:: Directions ::
Below is a listing; copy all of it exactly.

◇ ◇ ◇ ◇ ◇

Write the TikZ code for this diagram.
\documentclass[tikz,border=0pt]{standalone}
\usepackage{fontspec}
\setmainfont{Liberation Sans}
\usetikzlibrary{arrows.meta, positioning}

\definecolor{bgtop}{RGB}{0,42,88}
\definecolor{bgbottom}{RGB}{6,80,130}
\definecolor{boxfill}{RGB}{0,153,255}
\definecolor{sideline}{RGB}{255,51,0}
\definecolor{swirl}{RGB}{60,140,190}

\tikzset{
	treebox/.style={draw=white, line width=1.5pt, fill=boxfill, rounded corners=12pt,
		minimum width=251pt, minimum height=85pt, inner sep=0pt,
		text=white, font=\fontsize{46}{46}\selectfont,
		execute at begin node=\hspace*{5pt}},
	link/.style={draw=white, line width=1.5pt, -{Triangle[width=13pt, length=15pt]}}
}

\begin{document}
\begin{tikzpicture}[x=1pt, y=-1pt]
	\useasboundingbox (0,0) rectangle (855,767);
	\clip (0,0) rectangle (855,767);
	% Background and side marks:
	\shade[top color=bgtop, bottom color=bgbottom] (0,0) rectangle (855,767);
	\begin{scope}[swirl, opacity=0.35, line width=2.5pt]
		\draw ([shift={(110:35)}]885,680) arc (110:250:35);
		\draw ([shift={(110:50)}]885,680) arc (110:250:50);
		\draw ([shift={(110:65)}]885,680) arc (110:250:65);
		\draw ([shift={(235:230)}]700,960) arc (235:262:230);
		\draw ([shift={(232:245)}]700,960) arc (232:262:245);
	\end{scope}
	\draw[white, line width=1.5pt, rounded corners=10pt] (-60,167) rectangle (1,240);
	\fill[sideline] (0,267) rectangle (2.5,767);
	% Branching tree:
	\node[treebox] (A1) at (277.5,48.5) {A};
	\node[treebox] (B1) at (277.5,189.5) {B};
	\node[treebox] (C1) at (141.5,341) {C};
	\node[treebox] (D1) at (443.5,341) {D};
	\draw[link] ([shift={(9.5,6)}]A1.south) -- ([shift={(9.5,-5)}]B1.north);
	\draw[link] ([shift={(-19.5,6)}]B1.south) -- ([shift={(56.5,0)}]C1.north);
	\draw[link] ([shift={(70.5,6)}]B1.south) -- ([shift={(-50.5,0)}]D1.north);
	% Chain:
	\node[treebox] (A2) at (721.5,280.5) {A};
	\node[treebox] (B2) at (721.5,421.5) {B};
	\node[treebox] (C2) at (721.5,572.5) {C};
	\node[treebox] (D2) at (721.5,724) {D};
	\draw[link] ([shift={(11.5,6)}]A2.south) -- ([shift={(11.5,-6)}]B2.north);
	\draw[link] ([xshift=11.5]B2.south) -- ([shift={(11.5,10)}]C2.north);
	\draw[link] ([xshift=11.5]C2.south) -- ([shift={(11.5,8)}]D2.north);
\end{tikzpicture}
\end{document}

◇ ◇ ◇ ◇ ◇

:: Response to this task ::
Write the TikZ code for this diagram.
\documentclass[tikz,border=0pt]{standalone}
\usepackage{fontspec}
\setmainfont{Liberation Sans}
\usetikzlibrary{arrows.meta, positioning}

\definecolor{bgtop}{RGB}{0,42,88}
\definecolor{bgbottom}{RGB}{6,80,130}
\definecolor{boxfill}{RGB}{0,153,255}
\definecolor{sideline}{RGB}{255,51,0}
\definecolor{swirl}{RGB}{60,140,190}

\tikzset{
	treebox/.style={draw=white, line width=1.5pt, fill=boxfill, rounded corners=12pt,
		minimum width=251pt, minimum height=85pt, inner sep=0pt,
		text=white, font=\fontsize{46}{46}\selectfont,
		execute at begin node=\hspace*{5pt}},
	link/.style={draw=white, line width=1.5pt, -{Triangle[width=13pt, length=15pt]}}
}

\begin{document}
\begin{tikzpicture}[x=1pt, y=-1pt]
	\useasboundingbox (0,0) rectangle (855,767);
	\clip (0,0) rectangle (855,767);
	% Background and side marks:
	\shade[top color=bgtop, bottom color=bgbottom] (0,0) rectangle (855,767);
	\begin{scope}[swirl, opacity=0.35, line width=2.5pt]
		\draw ([shift={(110:35)}]885,680) arc (110:250:35);
		\draw ([shift={(110:50)}]885,680) arc (110:250:50);
		\draw ([shift={(110:65)}]885,680) arc (110:250:65);
		\draw ([shift={(235:230)}]700,960) arc (235:262:230);
		\draw ([shift={(232:245)}]700,960) arc (232:262:245);
	\end{scope}
	\draw[white, line width=1.5pt, rounded corners=10pt] (-60,167) rectangle (1,240);
	\fill[sideline] (0,267) rectangle (2.5,767);
	% Branching tree:
	\node[treebox] (A1) at (277.5,48.5) {A};
	\node[treebox] (B1) at (277.5,189.5) {B};
	\node[treebox] (C1) at (141.5,341) {C};
	\node[treebox] (D1) at (443.5,341) {D};
	\draw[link] ([shift={(9.5,6)}]A1.south) -- ([shift={(9.5,-5)}]B1.north);
	\draw[link] ([shift={(-19.5,6)}]B1.south) -- ([shift={(56.5,0)}]C1.north);
	\draw[link] ([shift={(70.5,6)}]B1.south) -- ([shift={(-50.5,0)}]D1.north);
	% Chain:
	\node[treebox] (A2) at (721.5,280.5) {A};
	\node[treebox] (B2) at (721.5,421.5) {B};
	\node[treebox] (C2) at (721.5,572.5) {C};
	\node[treebox] (D2) at (721.5,724) {D};
	\draw[link] ([shift={(11.5,6)}]A2.south) -- ([shift={(11.5,-6)}]B2.north);
	\draw[link] ([xshift=11.5]B2.south) -- ([shift={(11.5,10)}]C2.north);
	\draw[link] ([xshift=11.5]C2.south) -- ([shift={(11.5,8)}]D2.north);
\end{tikzpicture}
\end{document}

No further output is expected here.